[wp-hackers] Counting failed logins
Owen Winkler
ringmaster at midnightcircus.com
Mon Dec 5 15:47:45 GMT 2005
Scott Merrill wrote:
> What would constitute an unauthorized capabilities promotion? That is
> to say, how would your plugin know which promotions were authorized and
> which weren't? Will Armor monitor the entire user's table for
> permissions, and "do something" when the state changes from one
> comparison to the next?
That's pretty much exactly what I had in mind. I was thinking of
possibly limiting it to sensitive capabilities, like edit_users, but I'm
not sure if it wouldn't be better just to watch for general changes and
then alert the admin to them.
Perhaps it could even store a backup of permissions, and in the event of
an unauthorized change, email the stored admin with a URL to reverse
those changes. I'm dreaming up features, here.
> Should there be a record of security events stored in the database, so
> that an admin can review recent activity from inside the blog? I don't
> know that it has much long-term value, but I know I generally despise
> getting email from my blog. A long-running attack on a blog might serve
> as a DoS against the admin's email account, too. Yuck.
Yeah, I'm not crazy about emails either. Actually, I hacked that into
this plugin when I saw Podz's message.
A rolling log would be easy to keep for a preset number of days/events.

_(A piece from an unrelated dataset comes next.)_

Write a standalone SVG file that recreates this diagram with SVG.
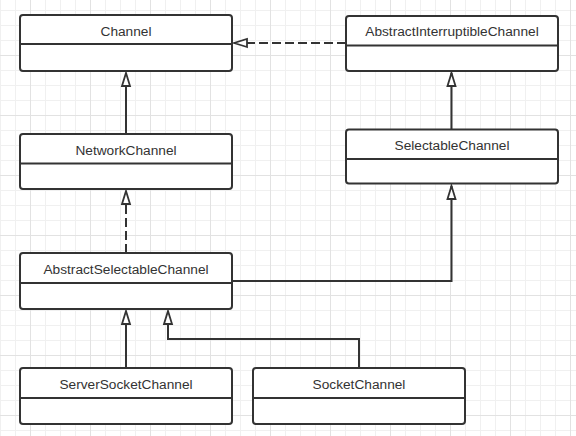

It would be simple enough to view, too.
A comprehensive logger would also allow you to specify IPs to blcok
based on logged activities. So if someone tried to hack a login or
somehow succeeded in changing security credentials, an admin could click
a button to block all further access (via a scripted 412, or maybe a 402
;) ) from that IP. That could be part of the plugin, too, a
general-purpose IP-blocker with progressive settings like time-delay,
easy netblock selection, error code selection, etc.